Phyllophora pseudoceranoides

Scientific classification
- Clade: Archaeplastida
- Division: Rhodophyta
- Class: Florideophyceae
- Order: Gigartinales
- Family: Phyllophoraceae
- Genus: Phyllophora
- Species: P. pseudoceranoides
- Binomial name: Phyllophora pseudoceranoides (S.G. Gmelin) Newroth & A.R.A. Taylor ex P.S .Dixon & L.M. Irvine

= Phyllophora pseudoceranoides =

- Genus: Phyllophora
- Species: pseudoceranoides
- Authority: (S.G. Gmelin) Newroth & A.R.A. Taylor ex P.S .Dixon & L.M. Irvine

Species of alga

Phyllophora pseudoceranoides, the stalked leaf bearer, is a small marine red alga.

==Description==
This red alga grows to a length of 10 cm.
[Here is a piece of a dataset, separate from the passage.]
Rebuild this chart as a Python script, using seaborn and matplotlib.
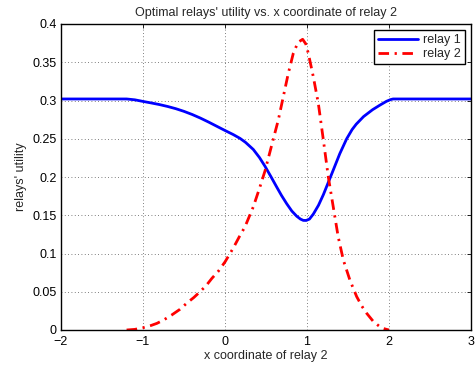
import matplotlib
matplotlib.use("Agg")
import matplotlib.pyplot as plt
import seaborn as sns
import pandas as pd

# relay 1 (blue, solid)
relay1_x = [-2.0, -1.2, -1.1, -1.0, -0.9, -0.8, -0.7, -0.6, -0.5, -0.4, -0.3, -0.2, -0.1,
            0.0, 0.1, 0.183, 0.25, 0.345, 0.42, 0.488, 0.56, 0.63, 0.69, 0.753, 0.815,
            0.875, 0.92, 0.955, 0.99, 1.03, 1.077, 1.14, 1.2, 1.26, 1.32, 1.40, 1.484,
            1.55, 1.6, 1.69, 1.8, 1.89, 1.97, 2.02, 2.05, 3.0]
relay1_y = [0.302, 0.302, 0.3009, 0.2988, 0.2968, 0.2947, 0.2922, 0.2893, 0.2858, 0.2817,
            0.2770, 0.2718, 0.2663, 0.2608, 0.2555, 0.2505, 0.2453, 0.2360, 0.2255, 0.2140,
            0.2005, 0.1870, 0.1757, 0.1650, 0.1555, 0.1487, 0.1450, 0.1433, 0.1432, 0.1450,
            0.1515, 0.1630, 0.1770, 0.1930, 0.2090, 0.2305, 0.2500, 0.2620, 0.2690, 0.2790,
            0.2880, 0.2940, 0.2990, 0.3012, 0.302, 0.302]

# relay 2 (red, dash-dot)
relay2_x = [-1.2, -1.1, -1.0, -0.9, -0.83, -0.75, -0.65, -0.55, -0.467, -0.38, -0.305,
            -0.23, -0.16, -0.08, 0.0, 0.1, 0.175, 0.244, 0.345, 0.42, 0.488, 0.59, 0.65,
            0.711, 0.772, 0.833, 0.89, 0.947, 0.985, 1.016, 1.077, 1.138, 1.2, 1.26, 1.32,
            1.38, 1.443, 1.524, 1.606, 1.67, 1.728, 1.81, 1.88, 1.93, 2.0]
relay2_y = [0.0, 0.0008, 0.0030, 0.0060, 0.0087, 0.0130, 0.0196, 0.0270, 0.0350, 0.0425,
            0.0500, 0.0580, 0.0675, 0.0770, 0.0890, 0.1070, 0.1220, 0.1350, 0.1610, 0.1850,
            0.2080, 0.2500, 0.2745, 0.3050, 0.3355, 0.3617, 0.3760, 0.3800, 0.3740, 0.3617,
            0.3310, 0.2963, 0.2480, 0.2000, 0.1610, 0.1220, 0.0915, 0.0650, 0.0436, 0.0310,
            0.0218, 0.0110, 0.0050, 0.0020, 0.0]

x_ticks = [-2, -1, 0, 1, 2, 3]
x_ticklabels = ["\u22122", "\u22121", "0", "1", "2", "3"]
y_ticks = [0, 0.05, 0.1, 0.15, 0.2, 0.25, 0.3, 0.35, 0.4]
y_ticklabels = ["0", "0.05", "0.1", "0.15", "0.2", "0.25", "0.3", "0.35", "0.4"]

sns.set_style("white")
plt.rcParams["font.family"] = ["Liberation Sans", "DejaVu Sans"]
plt.rcParams["font.size"] = 9

df1 = pd.DataFrame({"x": relay1_x, "y": relay1_y})
df2 = pd.DataFrame({"x": relay2_x, "y": relay2_y})

fig = plt.figure(figsize=(4.77, 3.68), dpi=100)
ax = fig.add_axes([61/477, 1-330/368, 410/477, 306/368])

sns.lineplot(data=df1, x="x", y="y", ax=ax, color="#0000ff", lw=2.0, sort=False,
             label="relay 1", estimator=None)
sns.lineplot(data=df2, x="x", y="y", ax=ax, color="#ff0000", lw=2.0, sort=False,
             label="relay 2", estimator=None)
ax.lines[1].set_dashes([3.8, 2, 0.8, 2])

ax.set_xlim(-2, 3)
ax.set_ylim(0, 0.4)
ax.set_xticks(x_ticks)
ax.set_xticklabels(x_ticklabels)
ax.set_yticks(y_ticks)
ax.set_yticklabels(y_ticklabels)
ax.tick_params(direction="in", length=3, width=0.6, top=True, right=True,
               labelsize=9, colors="black")
ax.tick_params(axis="x", pad=4)
ax.tick_params(axis="y", pad=3)
ax.grid(True, linestyle=(0, (1, 3)), color="#555555", linewidth=0.6)
for s in ax.spines.values():
    s.set_color("black")
    s.set_linewidth(1.0)
ax.set_xlabel("x coordinate of relay 2", fontsize=9, labelpad=2)
ax.set_ylabel("relays' utility", fontsize=9, labelpad=4)
ax.set_title("Optimal relays' utility vs. x coordinate of relay 2", fontsize=9, pad=6)
leg = ax.legend(loc="upper right", fontsize=9, frameon=True, fancybox=False,
                edgecolor="black", handlelength=3.2, borderaxespad=0.5,
                borderpad=0.3, labelspacing=0.2, handletextpad=0.4)
leg.get_frame().set_linewidth(1.0)
leg.get_frame().set_alpha(1)
leg.get_lines()[1].set_dashes([3.8, 2, 0.8, 2])

fig.savefig("out.png", dpi=100)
The frond is generally flattened and fan shaped, growing from a discoid holdfast forming a terete stipe with flattened branches dividing dichotomously as a blade with rounded apices. The medulla, the inner parts of the frond, is composed of large thick walled cells, closely packed become smaller towards the cortex.

==Reproduction==
The plants are usually dioecious, male and female parts on separate plants. The spermatangia pits in the cortex, the cystocarps are pedicellate, urn-shaped growing to 3 mm long. The tetrasporangia occur form patches in rows on the sides of the blade.

==Habitat==
In rock pools and in the intertidal zone to a depth of 30 m.

==Distribution==
Commonly to be found around the Great Britain, Ireland, Isle of Man, Channel Islands, Iceland, Norway to Portugal and the Mediterranean.